- Developers: Mgame Corporation, Noahsystem
- Publishers: MGame eGames (Malaysia) X-legend (Taiwan) NTTGame
- Platform: Windows
- Release: 15 July 2002 (KOR) 17 August 2004 (USKO) 26 January 2016 (Steam)
- Genre: Fantasy MMORPG
- Mode: MMO

= Knight Online =

2002 video game

Knight Online is an MMORPG developed by Mgame Corporation.

Knight Online is officially free-to-play (although to connect to most of the servers during prime time, paid premium is required), but there are some features that must be paid for. In addition, there is an in-game Powerup Shop or Store which contains various items that one can purchase such as premium packages (freemium model). Paid services include exclusive items and Premiums which are a limited-time subscription providing many benefits.

== Gameplay ==
The player controls a virtual character. After connecting to a server for the first time, players must take sides, choosing either El Morad or Karus. The two nations are equivalent but have different appearance. Once the nation is decided, it's a difficult and expensive process to switch nations. To create a character, the player must choose (depending on the nation) a race, from Barbarian, male/female El Moradian, and the four ork races that inhabit the world. Following that, a class must be selected for the character along with a few appearance options. Finally the character is named and given its first 10 Stat Points.

To advance in the game, the player must collect experience points to gain levels and items that boost the stats of the character. The monsters that inhabit the game world can be attacked using melee attacks or skills. Once a monster is killed, the killing player gains experience points and the monster leaves behind a loot box which may contain Noahs (in-game currency) and other items. The drop box is only accessible to the player or party that did the most damage to the monster. However, in case of kill stealing, the experience is divided according to the amount of damage done.
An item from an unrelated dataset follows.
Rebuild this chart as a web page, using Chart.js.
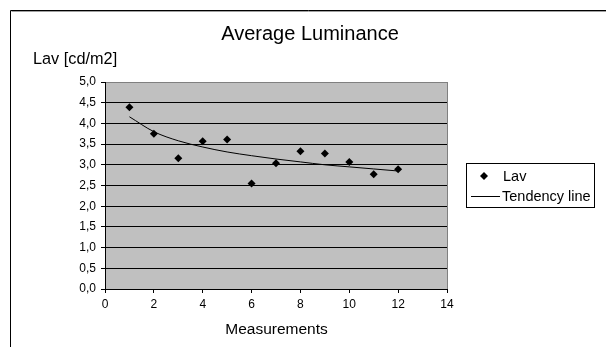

Most items can be traded between players. The game's merchant feature allows the player to set up a kiosk to sell or buy items for Noahs. If a player has enough Noahs or the item sought for, he can enter the kiosk and perform the exchange. The transaction is done automatically, so the merchant doesn't have to be at the computer when the item is sold or bought. Bartering is also permissible using the trading option.

Each character belongs to one of the two nations of the game: Humans and orks. Knight Online has five character classes available for both nations, with the class Kurian introduced later to the game. Each class has a basic skill set, three main skill sets, and one master skill set (after 2nd job change).

Knight Online enables players to group together and complete objectives. Parties in Knight Online range between having two to eight players. The characters must be in a certain level range of the party leader in order to be in the same party. Party-members gain experience in accordance to their level. Knight Online encourages parties, since parties can collectively complete monster-killing quests.

The game is hosted on a couple of servers in each version. Servers are grouped into worlds. No characters or items may be transferred across worlds, but a character created in a world is available on all servers of the world. A player may create up to 4 ( 3 during initial release ) characters per world on the same account. These characters have a common "bank" which can be used for storing items and Noahs.

Knight Online allows players to fight against each other in various zones. Some of these provide no rewards or risks, while in others players gain National Points and Leader Points (also called Ladder Points) for killing enemies, but the defeated player loses some of these points.